In a recently published blog post, Sutskever and Jan Leike, a key member of OpenAI’s alignment team, anticipate the arrival of AI systems with intelligence surpassing that of humans within the next decade.
Acknowledging the uncertain nature of these systems, they emphasize the need for research on methods to ensure control and restriction.
The current challenge lies in the absence of a solution for managing potentially superintelligent AI and preventing it from deviating from desired objectives.
Existing techniques for aligning AI, such as reinforcement learning from human feedback, rely heavily on human supervision. However, this approach becomes unreliable when dealing with AI systems that exceed human intelligence.
To make significant progress in the field of “superintelligence alignment,” OpenAI has established the Superalignment team, which will be co-led by Sutskever and Leike.This team will have access to 20% of the company’s computing resources accumulated thus far.
- Advertisement -
By leveraging expertise from OpenAI’s former alignment division and collaborating with researchers from other organizations within the company, the team aims to tackle the core technical challenges of controlling superintelligent AI over the next four years.
Their approach involves developing a “human-level automated alignment researcher.” The overarching goal is to train AI systems using human feedback, enabling them to assist in evaluating other AI systems and ultimately conducting alignment research.
Alignment research refers to ensuring AI systems achieve desired outcomes while avoiding undesirable behaviors. OpenAI hypothesizes that AI systems can advance alignment research at a faster pace and with greater efficacy than humans alone.
“As we make progress on this, our AI systems can take over more and more of our alignment work and ultimately conceive, implement, study, and develop better alignment techniques than we have now,” stated Leike, along with colleagues John Schulman and Jeffrey Wu in a previous blog post.

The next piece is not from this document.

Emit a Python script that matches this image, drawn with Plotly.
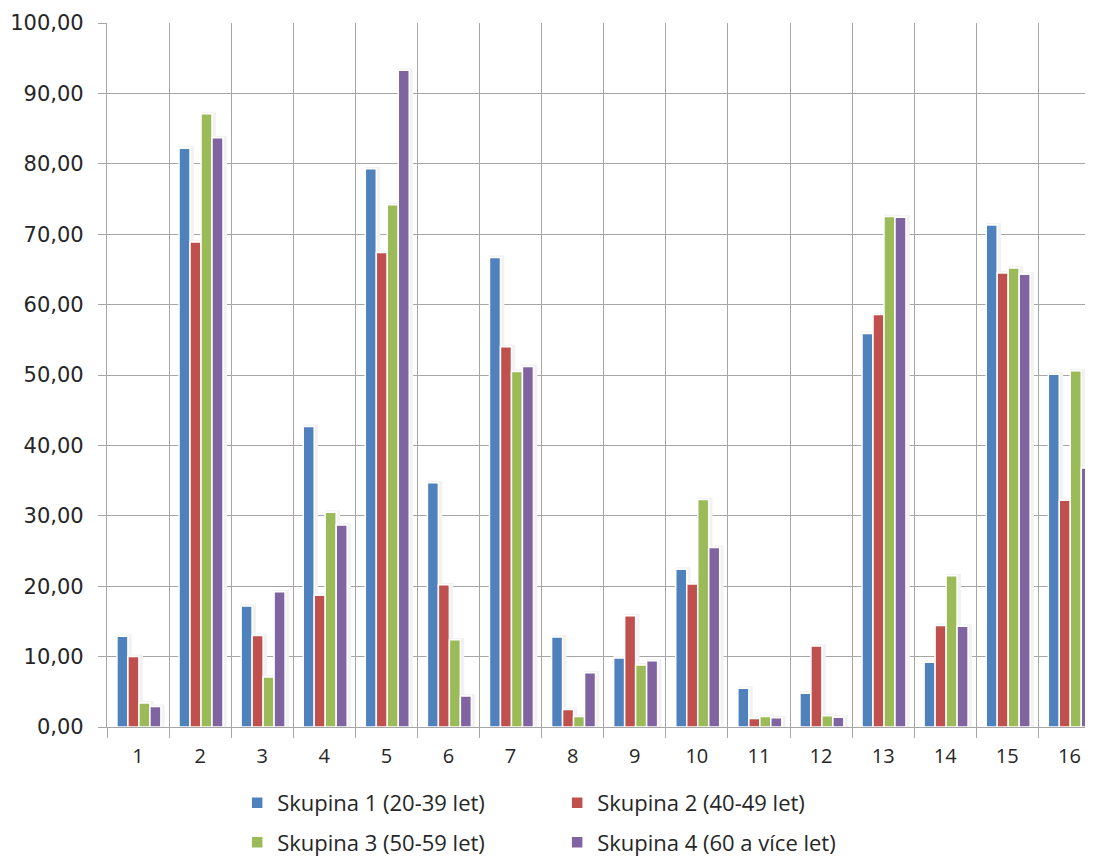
import plotly.graph_objects as go

categories = [str(i) for i in range(1, 17)]
series_names = ["Skupina 1 (20-39 let)", "Skupina 2 (40-49 let)",
                "Skupina 3 (50-59 let)", "Skupina 4 (60 a více let)"]
skupina1 = [12.9, 82.2, 17.2, 42.7, 79.3, 34.7, 66.7, 12.8, 9.8, 22.4, 5.5, 4.8, 55.9, 9.2, 71.3, 50.1]
skupina2 = [10.0, 68.9, 13.0, 18.7, 67.4, 20.2, 54.0, 2.5, 15.8, 20.3, 1.2, 11.5, 58.6, 14.4, 64.5, 32.2]
skupina3 = [3.4, 87.1, 7.1, 30.5, 74.2, 12.4, 50.5, 1.5, 8.8, 32.3, 1.5, 1.6, 72.5, 21.5, 65.2, 50.6]
skupina4 = [2.9, 83.7, 19.2, 28.7, 93.3, 4.4, 51.2, 7.7, 9.4, 25.5, 1.3, 1.4, 72.4, 14.3, 64.3, 36.8]
colors = ["#4f81bd", "#c0504d", "#9bbb59", "#8064a2"]
y_ticks = [0, 10, 20, 30, 40, 50, 60, 70, 80, 90, 100]
y_tick_text = ["%d,00" % v for v in y_ticks]

all_series = [skupina1, skupina2, skupina3, skupina4]
legend_ids = ["legend", "legend", "legend2", "legend2"]

slot = 0.177
group_start = -0.34

fig = go.Figure()
# soft shadows behind each bar
for i, vals in enumerate(all_series):
    fig.add_trace(go.Bar(
        x=categories, y=vals, showlegend=False, hoverinfo="skip",
        width=slot, offset=group_start + i * slot + 0.03,
        marker=dict(color="#e6e6e6", line=dict(color="#f2f2f2", width=4)),
    ))
for i, (name, vals, col, lg) in enumerate(zip(series_names, all_series, colors, legend_ids)):
    fig.add_trace(go.Bar(
        x=categories, y=vals, name=name, legend=lg,
        width=slot, offset=group_start + i * slot,
        marker=dict(color=col, line=dict(color="white", width=1.5)),
    ))

grid_col = "#a6a6a6"
font_fam = "Open Sans"
fig.update_layout(
    width=1085, height=849,
    margin=dict(l=99, r=0, t=15, b=130, autoexpand=False),
    plot_bgcolor="white", paper_bgcolor="white",
    barmode="overlay",
    font=dict(family=font_fam, color="#262626"),
    xaxis=dict(
        type="category", range=[-0.5, 15.38], automargin=False,
        tickson="boundaries", ticks="outside", ticklen=10, tickcolor=grid_col,
        showgrid=True, gridcolor=grid_col, gridwidth=1.3,
        showline=True, linecolor=grid_col, linewidth=1.3,
        tickfont=dict(family=font_fam, size=20, color="#262626"),
        ticklabelstandoff=11,
    ),
    yaxis=dict(
        range=[0, 100], tickvals=y_ticks, ticktext=y_tick_text, automargin=False,
        ticks="outside", ticklen=8, tickcolor=grid_col,
        showgrid=True, gridcolor=grid_col, gridwidth=1.3,
        showline=True, linecolor=grid_col, linewidth=1.3,
        tickfont=dict(family="DejaVu Sans", size=21, color="#262626"),
        ticklabelstandoff=10, zeroline=False,
    ),
    legend=dict(orientation="h", x=0.132, xanchor="left", y=-0.078, yanchor="top",
                entrywidth=275, entrywidthmode="pixels",
                font=dict(family=font_fam, size=22, color="#262626"),
                traceorder="normal"),
    legend2=dict(orientation="h", x=0.132, xanchor="left", y=-0.134, yanchor="top",
                 entrywidth=275, entrywidthmode="pixels",
                 font=dict(family=font_fam, size=22, color="#262626"),
                 traceorder="normal"),
)

fig.write_html("out.html")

“They will work together with humans to ensure that their own successors are more aligned with humans. Human researchers will focus more and more of their effort on reviewing alignment research done by AI systems instead of generating this research by themselves.” He added.
Nevertheless, the OpenAI researchers recognize that no method is foolproof. They acknowledge potential limitations and risks associated with using AI for evaluation, such as the potential amplification of inconsistencies, biases, or vulnerabilities.
They also acknowledge that the most challenging aspects of the alignment problem might not solely be related to engineering. Despite these challenges, Sutskever and Leike believes that the endeavor is worth pursuing.